● **Aim of the exercise**: Exclude the pictures, then repeat the remaining data exactly.

● **Stored data**:
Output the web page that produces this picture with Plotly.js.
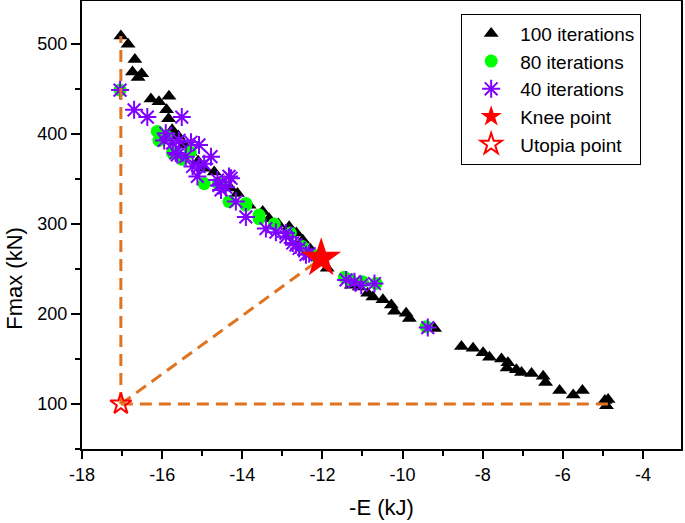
<!DOCTYPE html>
<html>
<head>
<meta charset="utf-8">
<script src="https://cdn.plot.ly/plotly-3.0.1.min.js"></script>
<style>html,body{margin:0;padding:0;background:#fff;}#chart{width:685px;height:523px;}</style>
</head>
<body>
<div id="chart"></div>
<script>
// 100 iterations (black triangles)
const it100E = [-17.03,-16.85,-16.68,-16.74,-16.51,-16.6,-16.28,-16.08,-15.83,-15.89,-15.84,
  -15.75,-15.6,-15.45,-15.3,-15.1,-14.95,-14.7,-14.5,-14.3,-14.12,-13.83,-13.49,-13.33,-13.1,-12.83,-12.65,-12.49,-12.3,
  -11.88,-11.28,-11.08,-10.87,-10.74,-10.49,-10.28,-10.2,-9.91,-9.83,-9.2,
  -8.53,-8.24,-7.99,-7.83,-7.53,-7.37,-7.39,-7.16,-7.03,-6.78,-6.49,-6.43,-6.08,-5.74,-5.51,-4.95,-4.87,-4.91];
const it100F = [509,500,483,469,467,463,439,436,442,427,417,
  405,398,388,380,370,362,358,345,340,334,321,314,306,300,297,290,282,272,
  251,232,230,223,219,216,210,203,201,195,184,
  164,162,157,152,150,146,140,138,135,134,131,124,115,110,115,104,105,98];
// 80 iterations (green circles)
const it80E = [-17.05,-16.12,-16.08,-15.9,-15.74,-15.5,-15.3,-14.95,-14.6,-14.33,-13.91,-13.91,-13.58,-13.58,-13.2,-12.8,-12.5,-12.2,-11.45,-11.3,-11.0,-10.66,-9.41];
const it80F = [449,403,393,398,379,372,380,345,345,325,323,321,310,306,300,290,275,265,241,238,236,234,186];
// 40 iterations (purple asterisks)
const it40E = [-17.05,-16.7,-16.37,-15.51,-15.91,-15.95,-15.74,-15.58,-15.28,-15.08,-15.66,-15.41,-14.78,-15.24,-15.12,-14.95,-14.62,-14.41,-14.28,-14.53,-14.16,-13.91,-15.62,-15.08,-14.33,-14.58,-13.41,-13.16,-12.91,-12.66,-12.41,-11.41,-12.91,-12.74,-12.58,-12.33,-11.2,-11.03,-10.7,-9.37];
const it40F = [449,427,419,419,401,393,390,393,391,388,379,375,375,364,353,367,349,341,351,338,325,308,377,364,353,343,295,291,286,277,266,238,290,279,273,267,236,232,234,185];
// Knee and Utopia points
const kneeE = [-12.03], kneeF = [262];
const utopiaE = [-17.03], utopiaF = [100];
// tick labels
const xTickVals = [-18,-16,-14,-12,-10,-8,-6,-4];
const xTickText = ['-18','-16','-14','-12','-10','-8','-6','-4'];
const yTickVals = [100,200,300,400,500];
const yTickText = ['100','200','300','400','500'];

const FONT = 'Liberation Sans, Arial, sans-serif';
const tickFont = {family: FONT, size: 18, color: '#000'};
const lineColor = '#E0731F';
const dashStyle = {color: lineColor, width: 3, dash: '12px,7px'};

// dashed guide lines derived from the data
const iTop = it100F.indexOf(Math.max(...it100F));
const iRight = it100E.indexOf(Math.max(...it100E));

const traces = [
  {x: it100E, y: it100F, mode: 'markers', type: 'scatter', name: '100 iterations',
   marker: {symbol: 'triangle-up', size: 13, color: '#000'}},
  {x: it80E, y: it80F, mode: 'markers', type: 'scatter', name: '80 iterations',
   marker: {symbol: 'circle', size: 13, color: '#00FF00'}},
  {x: it40E, y: it40F, mode: 'markers', type: 'scatter', name: '40 iterations',
   marker: {symbol: 'asterisk-open', size: 15, color: '#8000FF', line: {color: '#8000FF', width: 2}}},
  {x: [utopiaE[0], utopiaE[0]], y: [utopiaF[0], it100F[iTop]], mode: 'lines', type: 'scatter', showlegend: false, hoverinfo: 'skip', line: dashStyle},
  {x: [utopiaE[0], it100E[iRight]], y: [utopiaF[0], utopiaF[0]], mode: 'lines', type: 'scatter', showlegend: false, hoverinfo: 'skip', line: dashStyle},
  {x: [utopiaE[0], kneeE[0]], y: [utopiaF[0], kneeF[0]], mode: 'lines', type: 'scatter', showlegend: false, hoverinfo: 'skip', line: dashStyle},
  {x: kneeE, y: kneeF, mode: 'markers', type: 'scatter', name: 'Knee point',
   marker: {symbol: 'star', size: 30, color: '#FF0000'}},
  {x: utopiaE, y: utopiaF, mode: 'markers', type: 'scatter', name: 'Utopia point',
   marker: {symbol: 'star-open', size: 16, color: '#FF0000', line: {color: '#FF0000', width: 2}}}
];

const layout = {
  width: 685, height: 523,
  margin: {l: 82, r: 4, t: 1, b: 74},
  paper_bgcolor: '#fff', plot_bgcolor: '#fff',
  font: tickFont,
  showlegend: true,
  legend: {x: 0.633, y: 0.972, xanchor: 'left', yanchor: 'top', bordercolor: '#000', borderwidth: 1,
    bgcolor: '#fff', itemwidth: 48, font: {family: FONT, size: 19, color: '#000'}},
  xaxis: {range: [-18, -3.05], tickmode: 'array', tickvals: xTickVals, ticktext: xTickText,
    showgrid: false, zeroline: false,
    showline: true, linecolor: '#000', linewidth: 2, mirror: true,
    ticks: 'outside', ticklen: 8, tickwidth: 2, tickcolor: '#000', tickfont: tickFont,
    minor: {tickmode: 'linear', tick0: -18, dtick: 1, ticks: 'outside', ticklen: 5, tickwidth: 2, tickcolor: '#000'},
    title: {text: '-E (kJ)', font: {family: FONT, size: 22, color: '#000'}, standoff: 16}},
  yaxis: {range: [50, 548], tickmode: 'array', tickvals: yTickVals, ticktext: yTickText,
    showgrid: false, zeroline: false,
    showline: true, linecolor: '#000', linewidth: 2, mirror: true,
    ticks: 'outside', ticklen: 9, tickwidth: 2, tickcolor: '#000', tickfont: tickFont,
    minor: {tickmode: 'linear', tick0: 50, dtick: 50, ticks: 'outside', ticklen: 5, tickwidth: 2, tickcolor: '#000'}},
  annotations: [{text: 'Fmax (kN)', xref: 'paper', yref: 'paper', x: -0.112, y: 0.382,
    xanchor: 'center', yanchor: 'middle', textangle: -90, showarrow: false,
    font: {family: FONT, size: 22, color: '#000'}}]
};

Plotly.newPlot('chart', traces, layout, {displayModeBar: false, staticPlot: true});
</script>
</body>
</html>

● **Finished task**:
Output the web page that produces this picture with Plotly.js.
<!DOCTYPE html>
<html>
<head>
<meta charset="utf-8">
<script src="https://cdn.plot.ly/plotly-3.0.1.min.js"></script>
<style>html,body{margin:0;padding:0;background:#fff;}#chart{width:685px;height:523px;}</style>
</head>
<body>
<div id="chart"></div>
<script>
// 100 iterations (black triangles)
const it100E = [-17.03,-16.85,-16.68,-16.74,-16.51,-16.6,-16.28,-16.08,-15.83,-15.89,-15.84,
  -15.75,-15.6,-15.45,-15.3,-15.1,-14.95,-14.7,-14.5,-14.3,-14.12,-13.83,-13.49,-13.33,-13.1,-12.83,-12.65,-12.49,-12.3,
  -11.88,-11.28,-11.08,-10.87,-10.74,-10.49,-10.28,-10.2,-9.91,-9.83,-9.2,
  -8.53,-8.24,-7.99,-7.83,-7.53,-7.37,-7.39,-7.16,-7.03,-6.78,-6.49,-6.43,-6.08,-5.74,-5.51,-4.95,-4.87,-4.91];
const it100F = [509,500,483,469,467,463,439,436,442,427,417,
  405,398,388,380,370,362,358,345,340,334,321,314,306,300,297,290,282,272,
  251,232,230,223,219,216,210,203,201,195,184,
  164,162,157,152,150,146,140,138,135,134,131,124,115,110,115,104,105,98];
// 80 iterations (green circles)
const it80E = [-17.05,-16.12,-16.08,-15.9,-15.74,-15.5,-15.3,-14.95,-14.6,-14.33,-13.91,-13.91,-13.58,-13.58,-13.2,-12.8,-12.5,-12.2,-11.45,-11.3,-11.0,-10.66,-9.41];
const it80F = [449,403,393,398,379,372,380,345,345,325,323,321,310,306,300,290,275,265,241,238,236,234,186];
// 40 iterations (purple asterisks)
const it40E = [-17.05,-16.7,-16.37,-15.51,-15.91,-15.95,-15.74,-15.58,-15.28,-15.08,-15.66,-15.41,-14.78,-15.24,-15.12,-14.95,-14.62,-14.41,-14.28,-14.53,-14.16,-13.91,-15.62,-15.08,-14.33,-14.58,-13.41,-13.16,-12.91,-12.66,-12.41,-11.41,-12.91,-12.74,-12.58,-12.33,-11.2,-11.03,-10.7,-9.37];
const it40F = [449,427,419,419,401,393,390,393,391,388,379,375,375,364,353,367,349,341,351,338,325,308,377,364,353,343,295,291,286,277,266,238,290,279,273,267,236,232,234,185];
// Knee and Utopia points
const kneeE = [-12.03], kneeF = [262];
const utopiaE = [-17.03], utopiaF = [100];
// tick labels
const xTickVals = [-18,-16,-14,-12,-10,-8,-6,-4];
const xTickText = ['-18','-16','-14','-12','-10','-8','-6','-4'];
const yTickVals = [100,200,300,400,500];
const yTickText = ['100','200','300','400','500'];

const FONT = 'Liberation Sans, Arial, sans-serif';
const tickFont = {family: FONT, size: 18, color: '#000'};
const lineColor = '#E0731F';
const dashStyle = {color: lineColor, width: 3, dash: '12px,7px'};

// dashed guide lines derived from the data
const iTop = it100F.indexOf(Math.max(...it100F));
const iRight = it100E.indexOf(Math.max(...it100E));

const traces = [
  {x: it100E, y: it100F, mode: 'markers', type: 'scatter', name: '100 iterations',
   marker: {symbol: 'triangle-up', size: 13, color: '#000'}},
  {x: it80E, y: it80F, mode: 'markers', type: 'scatter', name: '80 iterations',
   marker: {symbol: 'circle', size: 13, color: '#00FF00'}},
  {x: it40E, y: it40F, mode: 'markers', type: 'scatter', name: '40 iterations',
   marker: {symbol: 'asterisk-open', size: 15, color: '#8000FF', line: {color: '#8000FF', width: 2}}},
  {x: [utopiaE[0], utopiaE[0]], y: [utopiaF[0], it100F[iTop]], mode: 'lines', type: 'scatter', showlegend: false, hoverinfo: 'skip', line: dashStyle},
  {x: [utopiaE[0], it100E[iRight]], y: [utopiaF[0], utopiaF[0]], mode: 'lines', type: 'scatter', showlegend: false, hoverinfo: 'skip', line: dashStyle},
  {x: [utopiaE[0], kneeE[0]], y: [utopiaF[0], kneeF[0]], mode: 'lines', type: 'scatter', showlegend: false, hoverinfo: 'skip', line: dashStyle},
  {x: kneeE, y: kneeF, mode: 'markers', type: 'scatter', name: 'Knee point',
   marker: {symbol: 'star', size: 30, color: '#FF0000'}},
  {x: utopiaE, y: utopiaF, mode: 'markers', type: 'scatter', name: 'Utopia point',
   marker: {symbol: 'star-open', size: 16, color: '#FF0000', line: {color: '#FF0000', width: 2}}}
];

const layout = {
  width: 685, height: 523,
  margin: {l: 82, r: 4, t: 1, b: 74},
  paper_bgcolor: '#fff', plot_bgcolor: '#fff',
  font: tickFont,
  showlegend: true,
  legend: {x: 0.633, y: 0.972, xanchor: 'left', yanchor: 'top', bordercolor: '#000', borderwidth: 1,
    bgcolor: '#fff', itemwidth: 48, font: {family: FONT, size: 19, color: '#000'}},
  xaxis: {range: [-18, -3.05], tickmode: 'array', tickvals: xTickVals, ticktext: xTickText,
    showgrid: false, zeroline: false,
    showline: true, linecolor: '#000', linewidth: 2, mirror: true,
    ticks: 'outside', ticklen: 8, tickwidth: 2, tickcolor: '#000', tickfont: tickFont,
    minor: {tickmode: 'linear', tick0: -18, dtick: 1, ticks: 'outside', ticklen: 5, tickwidth: 2, tickcolor: '#000'},
    title: {text: '-E (kJ)', font: {family: FONT, size: 22, color: '#000'}, standoff: 16}},
  yaxis: {range: [50, 548], tickmode: 'array', tickvals: yTickVals, ticktext: yTickText,
    showgrid: false, zeroline: false,
    showline: true, linecolor: '#000', linewidth: 2, mirror: true,
    ticks: 'outside', ticklen: 9, tickwidth: 2, tickcolor: '#000', tickfont: tickFont,
    minor: {tickmode: 'linear', tick0: 50, dtick: 50, ticks: 'outside', ticklen: 5, tickwidth: 2, tickcolor: '#000'}},
  annotations: [{text: 'Fmax (kN)', xref: 'paper', yref: 'paper', x: -0.112, y: 0.382,
    xanchor: 'center', yanchor: 'middle', textangle: -90, showarrow: false,
    font: {family: FONT, size: 22, color: '#000'}}]
};

Plotly.newPlot('chart', traces, layout, {displayModeBar: false, staticPlot: true});
</script>
</body>
</html>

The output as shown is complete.